Давайте подумаем о том, к чему нас обязывает ТоР. Во-первых (это по меньшей мере), ТоР позволяет нам иметь дело с вещами, которые могут быть подключены или отключены. Я полагаю, что он подводит нас к сущностям, которые могут удовлетворять [некоторым] отношениям, но которые не конституируются ими. Поэтому то, что наполняет (satisfies) ТоР, не может быть тем, что Деланда называет «тотальностью» («totality»). В «тотальности» каждая часть конституируется своим отношением ко всем другим частям. Она не может быть отсоединена и [вдруг начать] работать где-то еще в рамках «тотальности». Так что тотальность [сюда] не подходит.
«Сборка» («Assemblage») — это просто причудливое название для вещи, важные части которой могут подключаться и работать в другом месте. Одна из особенностей сборок, которая делает их полезными для артикуляции ТоР, заключается в том, что они имеют части, которые могут подключаться к новым сборкам, изменяя свойства обеих. С этим связана идея о том, что диспозиции сборок супервентны диспозициям и возможностям их частей, и это может происходить таким образом, что последствия изменений в этих частях трудно предсказать — особенно там, где они исторически новы. Как я утверждаю в «П.ж.», это не приводит нас к чему-то большему, чем к слабой эмерджентности (weak emergence). Динамика системы слабо эмерджентна, если ее нельзя предсказать, не выполнив моделирование этой системы из [ее] начальных условий. Представляется разумным предположить, что разъединения будут демонстрировать слабую эмерджентность из-за своей исторической новизны и сложности.

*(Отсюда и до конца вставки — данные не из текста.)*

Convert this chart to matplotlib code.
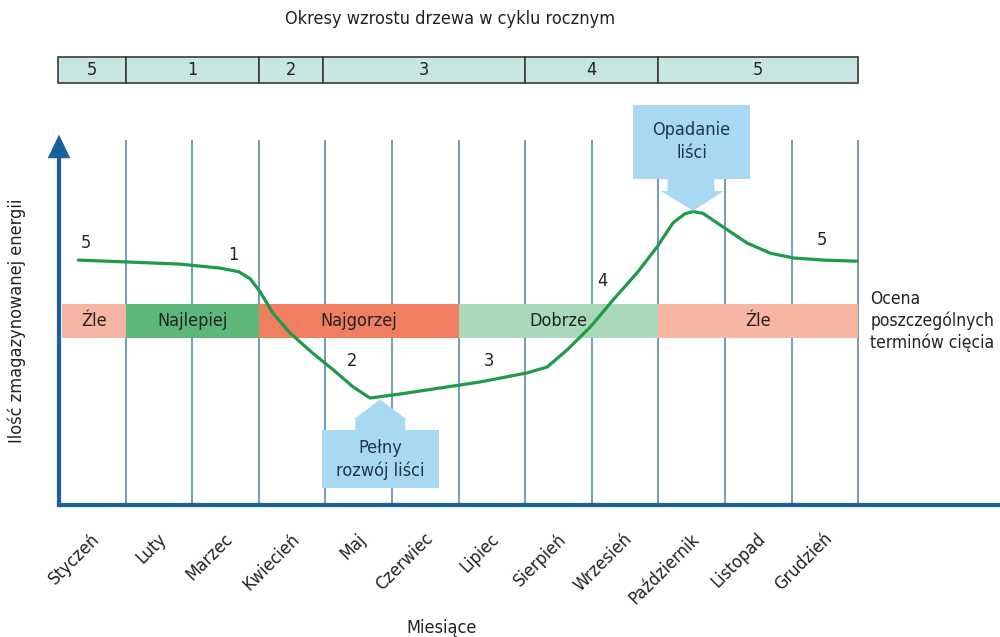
import matplotlib
matplotlib.use("Agg")
import matplotlib.pyplot as plt
from matplotlib.patches import Rectangle, Polygon

plt.rcParams['font.family'] = ['DejaVu Sans']
plt.rcParams['font.stretch'] = 'condensed'

# months and the energy curve (month position, stored energy)
months = ["Styczeń", "Luty", "Marzec", "Kwiecień", "Maj", "Czerwiec", "Lipiec",
          "Sierpień", "Wrzesień", "Październik", "Listopad", "Grudzień"]
curve_x = [0.29, 0.99, 1.82, 2.42, 2.70, 2.87, 3.02, 3.21, 3.47, 3.81, 4.12, 4.42,
           4.67, 5.12, 6.32, 7.03, 7.33, 7.63, 7.98, 8.32, 8.68, 8.98, 9.22, 9.40,
           9.52, 9.67, 9.97, 10.33, 10.68, 11.02, 11.47, 11.99]
curve_y = [67.1, 66.6, 66.0, 64.9, 63.9, 62.0, 58.4, 52.6, 47.1, 41.6, 37.0, 32.3,
           29.3, 30.4, 33.7, 36.2, 37.8, 42.5, 48.8, 56.2, 63.6, 70.7, 77.3, 79.8,
           80.4, 79.9, 76.2, 71.8, 69.0, 67.7, 67.1, 66.8]

# growth periods (top bar)
period_labels = ["5", "1", "2", "3", "4", "5"]
period_start = [-0.02, 1, 3, 3.97, 7, 9]
period_end = [1, 3, 3.97, 7, 9, 12]

# rating of pruning dates
rating_labels = ["Źle", "Najlepiej", "Najgorzej", "Dobrze", "Źle"]
rating_start = [0.05, 1, 3, 6, 9]
rating_end = [1, 3, 6, 9, 12]
rating_colors = ["#f6b4a2", "#5db77b", "#f07f62", "#a9d9b8", "#f7b6a2"]

# numbers along the curve
num_labels = ["5", "1", "2", "3", "4", "5"]
num_x = [0.4, 2.62, 4.4, 6.45, 8.16, 11.45]
num_y = [71.8, 68.5, 39.5, 39.5, 61.5, 72.5]

fig = plt.figure(figsize=(10, 6.37), dpi=100)
ax = fig.add_axes([0.059, 1 - 505 / 637, 0.939, 365 / 637])
ax.set_xlim(0, 14.1)
ax.set_ylim(0, 100)
ax.axis("off")

axis_col = "#1c5f9e"
grid_col = "#4f7fa6"
fs = 13

for m in range(1, 13):
    ax.plot([m, m], [0, 100], color=grid_col, lw=1.1, zorder=1)

# rating band
for s, e, lab, c in zip(rating_start, rating_end, rating_labels, rating_colors):
    ax.add_patch(Rectangle((s, 45.8), e - s, 9.4, facecolor=c, edgecolor="none", zorder=2))
    ax.text((s + e) / 2, 50.5, lab, ha="center", va="center", fontsize=fs,
            color="#222222", zorder=3)

ax.plot(curve_x, curve_y, color="#1f9a48", lw=2.3, zorder=4,
        solid_capstyle="round", solid_joinstyle="round")

for lab, x, y in zip(num_labels, num_x, num_y):
    ax.text(x, y, lab, ha="center", va="center", fontsize=fs, color="#222222", zorder=5)

# axes
ax.plot([0, 14.1], [0, 0], color=axis_col, lw=3, zorder=6, clip_on=False)
ax.plot([0, 0], [0, 96], color=axis_col, lw=3, zorder=6, clip_on=False)
ax.add_patch(Polygon([[-0.17, 95], [0.17, 95], [0, 101.5]], closed=True,
                     facecolor=axis_col, edgecolor="none", zorder=6, clip_on=False))

# top bar
for s, e, lab in zip(period_start, period_end, period_labels):
    ax.add_patch(Rectangle((s, 115.6), e - s, 7.1, facecolor="#c7e6e2", edgecolor="#3a3a3a",
                           lw=1.2, zorder=2, clip_on=False))
    ax.text((s + e) / 2, 119.1, lab, ha="center", va="center", fontsize=fs,
            color="#222222", clip_on=False)
ax.text(5.87, 133.2, "Okresy wzrostu drzewa w cyklu rocznym", ha="center", va="center",
        fontsize=fs, color="#222222")

# callouts
box_col = "#a9d9f2"
ax.add_patch(Rectangle((8.62, 89.3), 1.75, 20.3, facecolor=box_col, edgecolor="none",
                       zorder=5, clip_on=False))
ax.add_patch(Polygon([[9.14, 89.5], [9.84, 89.5], [9.84, 86.0], [9.98, 86.0], [9.52, 80.6],
                      [9.04, 86.0], [9.14, 86.0]], closed=True, facecolor=box_col,
                     edgecolor="none", zorder=5))
ax.text(9.5, 99.5, "Opadanie\nliści", ha="center", va="center", fontsize=fs,
        color="#1d3550", linespacing=1.35, zorder=6)

ax.add_patch(Rectangle((3.95, 4.6), 1.75, 15.9, facecolor=box_col, edgecolor="none", zorder=5))
ax.add_patch(Polygon([[4.45, 20.4], [5.2, 20.4], [5.2, 23.5], [5.22, 23.5],
                      [4.82, 28.9], [4.43, 23.5], [4.45, 23.5]], closed=True,
                     facecolor=box_col, edgecolor="none", zorder=5))
ax.text(4.83, 12.5, "Pełny\nrozwój liści", ha="center", va="center", fontsize=fs,
        color="#1d3550", linespacing=1.35, zorder=6)

# month labels
for i, name in enumerate(months):
    ax.text(i + 0.57, -8.5, name, ha="right", va="center", rotation=45,
            rotation_mode="anchor", fontsize=fs, color="#222222", clip_on=False)

ax.text(5.74, -33.8, "Miesiące", ha="center", va="center", fontsize=fs, color="#222222")
ax.text(-0.63, 50.5, "Ilość zmagazynowanej energii", ha="center", va="center",
        rotation=90, fontsize=fs, color="#222222")
ax.text(12.18, 50.5, "Ocena\nposzczególnych\nterminów cięcia", ha="left", va="center",
        fontsize=12.5, color="#222222", linespacing=1.25)

fig.savefig("out.png", dpi=100, facecolor="white")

ТоР, похоже, приводит нас к реализму в отношении функций. Связи, которые могут быть утрачены новым постчеловеком, являются функциональными отношениями или ролями, а не, например, отношениями пространственного подсоединения (inclusion).
Наконец (я утверждаю), ТоР демонстрирует нам агентов. Если мы не можем сказать, что постлюди будут демонстрировать [свойство] агентности (agency)4, то я не представляю, как мы отличим их от других технологических фрагментов и частей, которые [просто] теряют свои функциональные роли, зависящие от человека. Я пытаюсь определить агентность и функции неантропоцентрическим образом. Например, специфическое описание агентности, которое служит ТоР в книге, свободно от психологизации и, таким образом, не делает никаких утверждений относительно того, какими могут быть сознания (minds) постлюдей.
Сборки, слабая эмерджентность, реальные функции и агентность не кажутся особенно экстравагантными с точки зрения онтологических обязательств.
Учитывая эти обязательства, постструктуралистская онтология событий, по крайней мере, кажется мотивированной. Сущности, вовлеченные в разъединение, будут находиться в процессе утраты зависящих от человека функций и встраивания в исторически новые нечеловеческие сборки. Таким образом, разъединение может повлечь за собой [психические] нарушения (derangements)5 в образе воплощения (embodied) и организации жизни и сознания. Мне кажется естественным думать о нем как о процессе, свойства и значения которого были бы неясны и неопределенны в течение всего времени его развертывания. Если отбросить на миг некоторые нюансы отличий между этими авторами, это концепт «события» («event»), который я беру у Деррида, Делеза и Лиотара. В этом смысле, события имеют проблематичную политику, вытекающую из того, что они разрушают условия, при которых наши практики [и обычаи] кажутся разумными и надежными. Это также естественным образом влияет на политику постгуманизма, которую я рассматриваю в последней главе.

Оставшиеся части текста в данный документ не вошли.